-- begin Stored data --

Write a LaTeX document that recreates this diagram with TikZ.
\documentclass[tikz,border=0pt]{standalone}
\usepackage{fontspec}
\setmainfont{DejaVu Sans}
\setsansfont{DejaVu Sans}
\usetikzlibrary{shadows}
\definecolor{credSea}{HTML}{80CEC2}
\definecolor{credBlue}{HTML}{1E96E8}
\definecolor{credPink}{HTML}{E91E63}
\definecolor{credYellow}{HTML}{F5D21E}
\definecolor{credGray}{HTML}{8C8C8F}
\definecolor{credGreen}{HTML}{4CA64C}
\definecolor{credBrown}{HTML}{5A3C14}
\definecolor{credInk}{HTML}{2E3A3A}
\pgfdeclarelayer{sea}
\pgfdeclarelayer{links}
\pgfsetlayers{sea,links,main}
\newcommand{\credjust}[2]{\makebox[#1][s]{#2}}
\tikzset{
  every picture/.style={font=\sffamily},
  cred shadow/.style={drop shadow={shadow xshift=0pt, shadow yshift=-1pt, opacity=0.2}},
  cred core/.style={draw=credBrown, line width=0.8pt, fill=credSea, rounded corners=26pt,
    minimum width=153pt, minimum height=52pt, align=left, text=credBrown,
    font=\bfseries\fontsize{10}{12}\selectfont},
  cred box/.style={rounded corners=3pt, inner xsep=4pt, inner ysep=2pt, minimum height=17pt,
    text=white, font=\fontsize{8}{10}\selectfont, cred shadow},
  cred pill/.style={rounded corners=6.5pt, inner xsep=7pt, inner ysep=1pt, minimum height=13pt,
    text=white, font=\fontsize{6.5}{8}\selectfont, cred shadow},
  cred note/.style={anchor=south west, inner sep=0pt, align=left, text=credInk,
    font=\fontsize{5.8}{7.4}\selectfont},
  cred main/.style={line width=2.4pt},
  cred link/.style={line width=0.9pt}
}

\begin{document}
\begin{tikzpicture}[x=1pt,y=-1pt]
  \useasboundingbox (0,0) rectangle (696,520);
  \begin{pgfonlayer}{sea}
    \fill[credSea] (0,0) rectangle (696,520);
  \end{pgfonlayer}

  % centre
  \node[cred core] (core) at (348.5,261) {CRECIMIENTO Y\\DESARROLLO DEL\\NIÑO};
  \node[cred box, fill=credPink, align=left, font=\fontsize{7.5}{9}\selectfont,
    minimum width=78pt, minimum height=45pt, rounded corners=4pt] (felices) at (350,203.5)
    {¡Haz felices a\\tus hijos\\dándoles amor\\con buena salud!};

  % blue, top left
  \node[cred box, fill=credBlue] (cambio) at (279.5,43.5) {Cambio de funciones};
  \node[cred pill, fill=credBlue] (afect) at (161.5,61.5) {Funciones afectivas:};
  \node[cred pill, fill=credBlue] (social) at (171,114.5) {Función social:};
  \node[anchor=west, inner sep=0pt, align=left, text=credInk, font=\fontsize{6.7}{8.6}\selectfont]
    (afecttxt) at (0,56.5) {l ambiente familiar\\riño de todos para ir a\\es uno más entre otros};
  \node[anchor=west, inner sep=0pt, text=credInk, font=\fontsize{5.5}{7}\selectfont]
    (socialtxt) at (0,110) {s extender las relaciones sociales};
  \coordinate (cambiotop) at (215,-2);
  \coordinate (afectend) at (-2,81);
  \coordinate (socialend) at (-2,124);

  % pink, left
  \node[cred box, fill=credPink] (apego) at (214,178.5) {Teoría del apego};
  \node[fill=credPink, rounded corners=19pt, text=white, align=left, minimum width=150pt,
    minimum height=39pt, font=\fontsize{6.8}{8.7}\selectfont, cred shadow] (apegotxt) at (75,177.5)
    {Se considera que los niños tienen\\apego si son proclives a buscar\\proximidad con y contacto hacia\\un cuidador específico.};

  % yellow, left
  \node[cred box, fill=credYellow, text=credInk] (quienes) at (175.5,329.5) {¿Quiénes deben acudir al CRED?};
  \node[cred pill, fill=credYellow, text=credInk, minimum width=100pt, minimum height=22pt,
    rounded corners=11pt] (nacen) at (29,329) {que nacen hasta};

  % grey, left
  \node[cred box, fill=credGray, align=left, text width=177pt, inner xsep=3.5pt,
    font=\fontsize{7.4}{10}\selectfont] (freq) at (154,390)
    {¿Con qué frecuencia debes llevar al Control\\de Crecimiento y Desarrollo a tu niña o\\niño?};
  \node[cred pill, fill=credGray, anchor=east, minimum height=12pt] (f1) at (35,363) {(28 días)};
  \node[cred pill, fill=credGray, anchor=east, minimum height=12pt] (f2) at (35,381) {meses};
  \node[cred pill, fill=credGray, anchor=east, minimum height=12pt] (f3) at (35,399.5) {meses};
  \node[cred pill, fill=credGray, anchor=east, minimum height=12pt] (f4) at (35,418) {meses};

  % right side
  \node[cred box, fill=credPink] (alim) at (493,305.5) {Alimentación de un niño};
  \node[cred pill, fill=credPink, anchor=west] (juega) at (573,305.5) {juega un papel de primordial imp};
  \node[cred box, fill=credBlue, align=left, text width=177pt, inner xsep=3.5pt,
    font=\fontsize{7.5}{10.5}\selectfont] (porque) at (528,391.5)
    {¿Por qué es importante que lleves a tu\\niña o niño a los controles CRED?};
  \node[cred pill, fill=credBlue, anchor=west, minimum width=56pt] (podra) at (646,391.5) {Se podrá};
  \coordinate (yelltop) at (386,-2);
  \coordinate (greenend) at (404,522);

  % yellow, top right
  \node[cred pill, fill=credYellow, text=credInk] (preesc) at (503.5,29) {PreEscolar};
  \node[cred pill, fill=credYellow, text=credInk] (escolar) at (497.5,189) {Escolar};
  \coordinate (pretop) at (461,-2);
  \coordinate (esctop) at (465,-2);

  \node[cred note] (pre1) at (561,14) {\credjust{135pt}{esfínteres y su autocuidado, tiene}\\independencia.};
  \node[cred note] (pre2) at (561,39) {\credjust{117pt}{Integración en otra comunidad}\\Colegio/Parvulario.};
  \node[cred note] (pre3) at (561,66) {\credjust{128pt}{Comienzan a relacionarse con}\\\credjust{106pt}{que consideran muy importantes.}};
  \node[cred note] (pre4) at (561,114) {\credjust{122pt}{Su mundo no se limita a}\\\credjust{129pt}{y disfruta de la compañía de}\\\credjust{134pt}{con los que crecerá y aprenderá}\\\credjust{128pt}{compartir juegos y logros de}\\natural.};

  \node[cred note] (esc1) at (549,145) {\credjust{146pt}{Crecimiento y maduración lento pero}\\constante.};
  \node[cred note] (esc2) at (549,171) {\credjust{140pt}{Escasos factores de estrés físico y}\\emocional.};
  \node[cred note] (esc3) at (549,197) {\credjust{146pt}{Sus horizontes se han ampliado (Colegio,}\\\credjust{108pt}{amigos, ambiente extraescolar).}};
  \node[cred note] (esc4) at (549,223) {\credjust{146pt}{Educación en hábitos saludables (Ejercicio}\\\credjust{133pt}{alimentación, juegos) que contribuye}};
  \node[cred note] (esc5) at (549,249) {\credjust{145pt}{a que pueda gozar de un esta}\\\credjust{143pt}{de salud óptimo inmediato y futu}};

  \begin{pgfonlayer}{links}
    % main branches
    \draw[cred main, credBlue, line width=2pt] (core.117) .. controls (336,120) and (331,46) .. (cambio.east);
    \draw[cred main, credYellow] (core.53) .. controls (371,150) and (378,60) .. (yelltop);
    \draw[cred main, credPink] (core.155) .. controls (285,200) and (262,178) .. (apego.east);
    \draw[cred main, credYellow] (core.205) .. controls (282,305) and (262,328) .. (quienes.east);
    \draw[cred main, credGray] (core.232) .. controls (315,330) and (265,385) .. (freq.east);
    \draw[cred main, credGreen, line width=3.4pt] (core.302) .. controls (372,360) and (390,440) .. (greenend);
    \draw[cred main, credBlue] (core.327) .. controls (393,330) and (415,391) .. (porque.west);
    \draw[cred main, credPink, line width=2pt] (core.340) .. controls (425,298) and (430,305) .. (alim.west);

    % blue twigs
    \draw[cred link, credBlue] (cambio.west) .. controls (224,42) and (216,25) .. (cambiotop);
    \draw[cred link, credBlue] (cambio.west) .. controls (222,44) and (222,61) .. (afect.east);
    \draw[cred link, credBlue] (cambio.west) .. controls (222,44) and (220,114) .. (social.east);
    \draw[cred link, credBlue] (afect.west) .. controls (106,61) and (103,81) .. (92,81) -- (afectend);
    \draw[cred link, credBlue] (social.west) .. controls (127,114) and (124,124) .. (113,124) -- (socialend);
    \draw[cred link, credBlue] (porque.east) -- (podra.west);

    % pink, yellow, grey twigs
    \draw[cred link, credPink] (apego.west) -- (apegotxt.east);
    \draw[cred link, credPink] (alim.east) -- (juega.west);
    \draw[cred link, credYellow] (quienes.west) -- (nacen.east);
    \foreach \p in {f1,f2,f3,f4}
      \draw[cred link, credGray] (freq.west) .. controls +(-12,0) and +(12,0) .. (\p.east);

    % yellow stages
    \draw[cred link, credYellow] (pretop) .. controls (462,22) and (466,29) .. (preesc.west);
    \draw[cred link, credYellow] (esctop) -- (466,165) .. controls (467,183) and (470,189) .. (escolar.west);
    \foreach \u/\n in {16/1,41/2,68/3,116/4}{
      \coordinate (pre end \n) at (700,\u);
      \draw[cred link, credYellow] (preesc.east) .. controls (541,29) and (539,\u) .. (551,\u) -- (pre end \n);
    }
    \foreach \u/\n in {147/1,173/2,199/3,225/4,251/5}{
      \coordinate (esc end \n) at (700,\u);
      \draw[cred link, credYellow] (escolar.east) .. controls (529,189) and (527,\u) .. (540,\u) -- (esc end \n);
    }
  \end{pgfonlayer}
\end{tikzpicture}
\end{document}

-- end Stored data --

Exercise brief:
Using the material above, quote the first line and each line after it, stopping at and including the line that holds "felices a\\tus hijos\\dándoles".

Exercise solution:
Write a LaTeX document that recreates this diagram with TikZ.
\documentclass[tikz,border=0pt]{standalone}
\usepackage{fontspec}
\setmainfont{DejaVu Sans}
\setsansfont{DejaVu Sans}
\usetikzlibrary{shadows}
\definecolor{credSea}{HTML}{80CEC2}
\definecolor{credBlue}{HTML}{1E96E8}
\definecolor{credPink}{HTML}{E91E63}
\definecolor{credYellow}{HTML}{F5D21E}
\definecolor{credGray}{HTML}{8C8C8F}
\definecolor{credGreen}{HTML}{4CA64C}
\definecolor{credBrown}{HTML}{5A3C14}
\definecolor{credInk}{HTML}{2E3A3A}
\pgfdeclarelayer{sea}
\pgfdeclarelayer{links}
\pgfsetlayers{sea,links,main}
\newcommand{\credjust}[2]{\makebox[#1][s]{#2}}
\tikzset{
  every picture/.style={font=\sffamily},
  cred shadow/.style={drop shadow={shadow xshift=0pt, shadow yshift=-1pt, opacity=0.2}},
  cred core/.style={draw=credBrown, line width=0.8pt, fill=credSea, rounded corners=26pt,
    minimum width=153pt, minimum height=52pt, align=left, text=credBrown,
    font=\bfseries\fontsize{10}{12}\selectfont},
  cred box/.style={rounded corners=3pt, inner xsep=4pt, inner ysep=2pt, minimum height=17pt,
    text=white, font=\fontsize{8}{10}\selectfont, cred shadow},
  cred pill/.style={rounded corners=6.5pt, inner xsep=7pt, inner ysep=1pt, minimum height=13pt,
    text=white, font=\fontsize{6.5}{8}\selectfont, cred shadow},
  cred note/.style={anchor=south west, inner sep=0pt, align=left, text=credInk,
    font=\fontsize{5.8}{7.4}\selectfont},
  cred main/.style={line width=2.4pt},
  cred link/.style={line width=0.9pt}
}

\begin{document}
\begin{tikzpicture}[x=1pt,y=-1pt]
  \useasboundingbox (0,0) rectangle (696,520);
  \begin{pgfonlayer}{sea}
    \fill[credSea] (0,0) rectangle (696,520);
  \end{pgfonlayer}

  % centre
  \node[cred core] (core) at (348.5,261) {CRECIMIENTO Y\\DESARROLLO DEL\\NIÑO};
  \node[cred box, fill=credPink, align=left, font=\fontsize{7.5}{9}\selectfont,
    minimum width=78pt, minimum height=45pt, rounded corners=4pt] (felices) at (350,203.5)
    {¡Haz felices a\\tus hijos\\dándoles amor\\con buena salud!};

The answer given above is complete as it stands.